* _Aim_
Skip every picture, and extract verbatim the lines from the line containing "What seaborn and" to the line containing "0.284, 0.245, 0.203]", both lines included.
╭─ Supplied data
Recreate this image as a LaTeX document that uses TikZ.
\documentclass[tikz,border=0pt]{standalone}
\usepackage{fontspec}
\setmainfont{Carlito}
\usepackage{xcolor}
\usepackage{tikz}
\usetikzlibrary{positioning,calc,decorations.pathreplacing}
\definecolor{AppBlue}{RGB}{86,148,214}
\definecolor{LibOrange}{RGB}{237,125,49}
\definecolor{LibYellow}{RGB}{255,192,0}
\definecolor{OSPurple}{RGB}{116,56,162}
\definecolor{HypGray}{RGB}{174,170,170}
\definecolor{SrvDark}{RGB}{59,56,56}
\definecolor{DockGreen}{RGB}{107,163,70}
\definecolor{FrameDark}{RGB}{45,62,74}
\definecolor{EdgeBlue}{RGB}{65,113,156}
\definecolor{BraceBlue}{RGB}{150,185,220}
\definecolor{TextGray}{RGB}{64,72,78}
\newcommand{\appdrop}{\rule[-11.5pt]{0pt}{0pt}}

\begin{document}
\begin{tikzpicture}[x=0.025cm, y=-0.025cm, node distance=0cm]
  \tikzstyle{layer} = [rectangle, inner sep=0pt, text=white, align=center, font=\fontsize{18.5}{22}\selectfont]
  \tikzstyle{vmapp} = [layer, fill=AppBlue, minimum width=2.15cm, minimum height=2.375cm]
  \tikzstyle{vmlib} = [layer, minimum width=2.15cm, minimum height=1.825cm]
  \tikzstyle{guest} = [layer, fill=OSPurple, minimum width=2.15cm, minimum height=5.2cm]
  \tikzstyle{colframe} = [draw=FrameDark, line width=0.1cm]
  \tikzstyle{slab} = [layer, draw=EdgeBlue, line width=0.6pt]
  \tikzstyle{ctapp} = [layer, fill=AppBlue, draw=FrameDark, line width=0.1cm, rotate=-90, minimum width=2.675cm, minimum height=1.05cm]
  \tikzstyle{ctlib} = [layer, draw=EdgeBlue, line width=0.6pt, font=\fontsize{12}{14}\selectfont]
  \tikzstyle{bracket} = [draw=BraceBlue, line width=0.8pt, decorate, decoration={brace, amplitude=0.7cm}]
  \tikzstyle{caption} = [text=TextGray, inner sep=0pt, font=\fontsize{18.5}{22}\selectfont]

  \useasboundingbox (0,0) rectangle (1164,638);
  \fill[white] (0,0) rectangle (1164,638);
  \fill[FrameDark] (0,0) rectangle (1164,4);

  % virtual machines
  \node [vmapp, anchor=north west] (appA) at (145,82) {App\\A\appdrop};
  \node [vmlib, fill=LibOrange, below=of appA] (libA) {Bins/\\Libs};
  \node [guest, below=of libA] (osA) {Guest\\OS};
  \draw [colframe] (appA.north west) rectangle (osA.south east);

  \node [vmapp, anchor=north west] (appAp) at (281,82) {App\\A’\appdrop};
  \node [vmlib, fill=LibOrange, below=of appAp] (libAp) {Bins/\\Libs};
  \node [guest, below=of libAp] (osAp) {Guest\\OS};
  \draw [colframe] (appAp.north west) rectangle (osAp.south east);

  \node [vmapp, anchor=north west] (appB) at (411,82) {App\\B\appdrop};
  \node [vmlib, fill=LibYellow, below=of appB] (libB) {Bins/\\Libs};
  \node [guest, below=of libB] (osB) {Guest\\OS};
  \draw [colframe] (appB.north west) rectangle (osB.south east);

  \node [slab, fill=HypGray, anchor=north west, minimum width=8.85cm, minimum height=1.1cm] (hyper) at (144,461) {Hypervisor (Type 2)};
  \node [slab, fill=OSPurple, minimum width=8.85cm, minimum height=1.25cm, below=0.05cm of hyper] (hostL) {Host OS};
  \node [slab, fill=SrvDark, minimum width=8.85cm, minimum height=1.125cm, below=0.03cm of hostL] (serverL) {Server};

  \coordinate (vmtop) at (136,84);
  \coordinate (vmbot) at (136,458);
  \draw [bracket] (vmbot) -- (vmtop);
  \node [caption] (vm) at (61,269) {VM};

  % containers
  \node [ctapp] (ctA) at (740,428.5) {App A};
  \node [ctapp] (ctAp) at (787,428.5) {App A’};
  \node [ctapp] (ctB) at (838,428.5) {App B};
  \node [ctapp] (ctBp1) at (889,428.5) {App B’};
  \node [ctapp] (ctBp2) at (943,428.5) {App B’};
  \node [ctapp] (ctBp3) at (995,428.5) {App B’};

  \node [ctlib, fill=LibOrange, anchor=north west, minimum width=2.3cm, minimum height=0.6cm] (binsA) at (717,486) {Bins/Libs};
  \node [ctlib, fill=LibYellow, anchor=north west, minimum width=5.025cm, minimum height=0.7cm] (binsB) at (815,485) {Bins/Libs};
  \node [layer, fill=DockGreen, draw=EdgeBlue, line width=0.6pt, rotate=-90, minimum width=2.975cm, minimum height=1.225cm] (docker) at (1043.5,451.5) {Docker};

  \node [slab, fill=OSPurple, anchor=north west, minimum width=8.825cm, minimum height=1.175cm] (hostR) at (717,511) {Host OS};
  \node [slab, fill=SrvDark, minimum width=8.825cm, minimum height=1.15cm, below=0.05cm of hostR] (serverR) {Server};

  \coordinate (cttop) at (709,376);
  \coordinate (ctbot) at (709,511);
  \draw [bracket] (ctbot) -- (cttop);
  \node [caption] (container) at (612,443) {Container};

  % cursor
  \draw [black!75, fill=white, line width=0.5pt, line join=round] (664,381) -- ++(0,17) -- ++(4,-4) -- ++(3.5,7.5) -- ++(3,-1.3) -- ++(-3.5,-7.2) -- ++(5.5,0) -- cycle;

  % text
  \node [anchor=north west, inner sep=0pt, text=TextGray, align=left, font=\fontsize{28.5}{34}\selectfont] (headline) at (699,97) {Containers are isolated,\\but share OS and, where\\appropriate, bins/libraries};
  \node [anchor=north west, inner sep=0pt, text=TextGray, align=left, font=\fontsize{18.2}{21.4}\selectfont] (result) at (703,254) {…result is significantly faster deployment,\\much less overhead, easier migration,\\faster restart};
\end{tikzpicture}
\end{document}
╰─
╭─ Supplied data
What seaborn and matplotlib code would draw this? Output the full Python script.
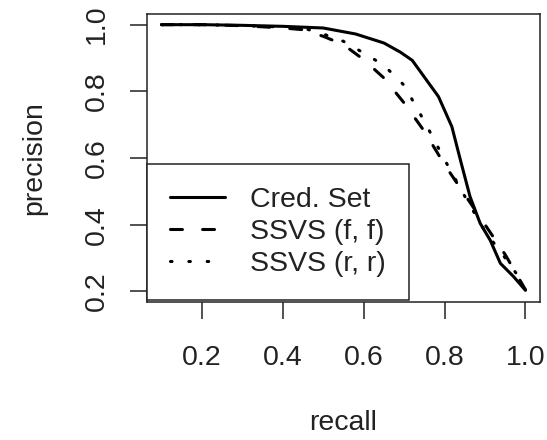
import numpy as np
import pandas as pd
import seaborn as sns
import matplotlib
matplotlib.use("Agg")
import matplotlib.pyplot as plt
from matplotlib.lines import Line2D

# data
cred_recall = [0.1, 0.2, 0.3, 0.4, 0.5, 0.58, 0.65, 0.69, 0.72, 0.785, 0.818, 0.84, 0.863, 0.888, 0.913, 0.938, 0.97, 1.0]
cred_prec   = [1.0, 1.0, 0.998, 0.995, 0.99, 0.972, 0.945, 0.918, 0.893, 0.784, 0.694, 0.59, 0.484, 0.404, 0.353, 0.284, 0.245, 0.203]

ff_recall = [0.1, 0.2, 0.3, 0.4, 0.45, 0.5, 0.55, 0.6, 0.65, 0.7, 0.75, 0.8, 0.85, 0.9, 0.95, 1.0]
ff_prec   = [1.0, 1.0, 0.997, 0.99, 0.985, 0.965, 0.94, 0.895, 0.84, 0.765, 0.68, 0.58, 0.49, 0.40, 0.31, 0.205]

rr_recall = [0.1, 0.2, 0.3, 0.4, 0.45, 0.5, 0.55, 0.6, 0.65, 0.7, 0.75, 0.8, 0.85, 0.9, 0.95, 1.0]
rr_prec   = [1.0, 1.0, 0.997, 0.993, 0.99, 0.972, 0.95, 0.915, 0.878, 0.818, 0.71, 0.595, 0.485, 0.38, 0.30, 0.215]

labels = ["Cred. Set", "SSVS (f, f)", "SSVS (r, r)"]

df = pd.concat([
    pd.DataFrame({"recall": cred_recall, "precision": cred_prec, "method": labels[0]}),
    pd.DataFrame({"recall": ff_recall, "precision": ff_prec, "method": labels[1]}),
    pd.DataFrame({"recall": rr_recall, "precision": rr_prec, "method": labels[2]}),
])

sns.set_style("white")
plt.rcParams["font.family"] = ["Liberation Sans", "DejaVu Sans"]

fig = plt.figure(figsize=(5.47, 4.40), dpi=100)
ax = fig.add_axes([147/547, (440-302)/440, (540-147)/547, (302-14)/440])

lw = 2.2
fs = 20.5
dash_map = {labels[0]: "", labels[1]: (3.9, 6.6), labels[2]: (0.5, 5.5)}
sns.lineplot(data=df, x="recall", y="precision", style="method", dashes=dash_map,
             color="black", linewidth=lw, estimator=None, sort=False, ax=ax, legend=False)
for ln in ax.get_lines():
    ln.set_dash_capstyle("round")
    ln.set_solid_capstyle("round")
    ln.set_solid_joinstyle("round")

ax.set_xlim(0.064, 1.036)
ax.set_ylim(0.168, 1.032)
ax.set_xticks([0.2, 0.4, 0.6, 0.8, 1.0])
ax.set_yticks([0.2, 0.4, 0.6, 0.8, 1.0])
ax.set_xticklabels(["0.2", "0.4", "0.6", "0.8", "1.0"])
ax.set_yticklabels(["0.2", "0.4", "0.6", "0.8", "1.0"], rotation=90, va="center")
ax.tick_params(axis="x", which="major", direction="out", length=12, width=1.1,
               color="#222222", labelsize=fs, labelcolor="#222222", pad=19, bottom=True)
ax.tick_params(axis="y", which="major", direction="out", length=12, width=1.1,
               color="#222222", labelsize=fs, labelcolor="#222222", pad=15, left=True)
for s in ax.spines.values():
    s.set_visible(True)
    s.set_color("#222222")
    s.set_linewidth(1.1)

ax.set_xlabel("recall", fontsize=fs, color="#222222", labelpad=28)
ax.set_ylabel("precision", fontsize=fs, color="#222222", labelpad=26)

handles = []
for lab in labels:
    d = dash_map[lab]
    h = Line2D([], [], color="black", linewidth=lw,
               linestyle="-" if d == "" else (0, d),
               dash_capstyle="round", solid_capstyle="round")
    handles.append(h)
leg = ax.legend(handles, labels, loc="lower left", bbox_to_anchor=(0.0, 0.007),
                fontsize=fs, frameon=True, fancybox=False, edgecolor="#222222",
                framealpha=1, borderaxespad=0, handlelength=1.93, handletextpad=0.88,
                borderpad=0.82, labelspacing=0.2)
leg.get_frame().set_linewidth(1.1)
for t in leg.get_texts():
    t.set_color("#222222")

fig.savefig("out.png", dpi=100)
╰─
╭─ Supplied data
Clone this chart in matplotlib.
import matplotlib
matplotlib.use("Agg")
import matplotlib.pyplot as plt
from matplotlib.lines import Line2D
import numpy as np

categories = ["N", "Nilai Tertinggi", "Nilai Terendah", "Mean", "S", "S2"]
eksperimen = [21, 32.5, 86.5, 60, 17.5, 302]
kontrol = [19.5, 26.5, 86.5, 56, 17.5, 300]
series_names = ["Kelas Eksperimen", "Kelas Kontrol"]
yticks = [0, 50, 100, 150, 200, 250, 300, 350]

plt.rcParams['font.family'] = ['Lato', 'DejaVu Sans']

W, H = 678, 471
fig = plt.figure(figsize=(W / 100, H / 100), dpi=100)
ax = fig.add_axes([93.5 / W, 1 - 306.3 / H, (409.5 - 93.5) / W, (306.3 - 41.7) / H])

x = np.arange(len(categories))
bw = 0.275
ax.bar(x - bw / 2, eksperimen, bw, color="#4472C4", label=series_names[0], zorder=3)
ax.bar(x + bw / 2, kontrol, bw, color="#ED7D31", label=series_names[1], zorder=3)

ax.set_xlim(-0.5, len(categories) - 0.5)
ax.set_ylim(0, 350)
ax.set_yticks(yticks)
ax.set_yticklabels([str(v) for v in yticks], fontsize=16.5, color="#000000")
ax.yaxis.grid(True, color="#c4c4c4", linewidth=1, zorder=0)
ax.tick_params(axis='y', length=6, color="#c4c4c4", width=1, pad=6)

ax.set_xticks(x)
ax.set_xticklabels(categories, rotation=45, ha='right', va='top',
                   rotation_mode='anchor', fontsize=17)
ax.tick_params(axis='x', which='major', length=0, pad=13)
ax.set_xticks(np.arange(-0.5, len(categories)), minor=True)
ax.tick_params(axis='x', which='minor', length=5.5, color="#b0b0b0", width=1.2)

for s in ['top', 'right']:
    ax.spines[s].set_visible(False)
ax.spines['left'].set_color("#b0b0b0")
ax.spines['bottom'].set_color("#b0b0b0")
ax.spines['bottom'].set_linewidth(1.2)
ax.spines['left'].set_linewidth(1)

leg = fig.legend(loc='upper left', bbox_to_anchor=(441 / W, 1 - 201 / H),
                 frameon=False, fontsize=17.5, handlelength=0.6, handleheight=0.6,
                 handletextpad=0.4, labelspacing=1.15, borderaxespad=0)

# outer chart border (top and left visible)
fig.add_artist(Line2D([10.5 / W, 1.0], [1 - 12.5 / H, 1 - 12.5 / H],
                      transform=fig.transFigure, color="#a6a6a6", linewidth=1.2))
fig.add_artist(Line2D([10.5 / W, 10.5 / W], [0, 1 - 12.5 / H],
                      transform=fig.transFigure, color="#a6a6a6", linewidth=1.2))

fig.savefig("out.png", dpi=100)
╰─
* _Expected output_
What seaborn and matplotlib code would draw this? Output the full Python script.
import numpy as np
import pandas as pd
import seaborn as sns
import matplotlib
matplotlib.use("Agg")
import matplotlib.pyplot as plt
from matplotlib.lines import Line2D

# data
cred_recall = [0.1, 0.2, 0.3, 0.4, 0.5, 0.58, 0.65, 0.69, 0.72, 0.785, 0.818, 0.84, 0.863, 0.888, 0.913, 0.938, 0.97, 1.0]
cred_prec   = [1.0, 1.0, 0.998, 0.995, 0.99, 0.972, 0.945, 0.918, 0.893, 0.784, 0.694, 0.59, 0.484, 0.404, 0.353, 0.284, 0.245, 0.203]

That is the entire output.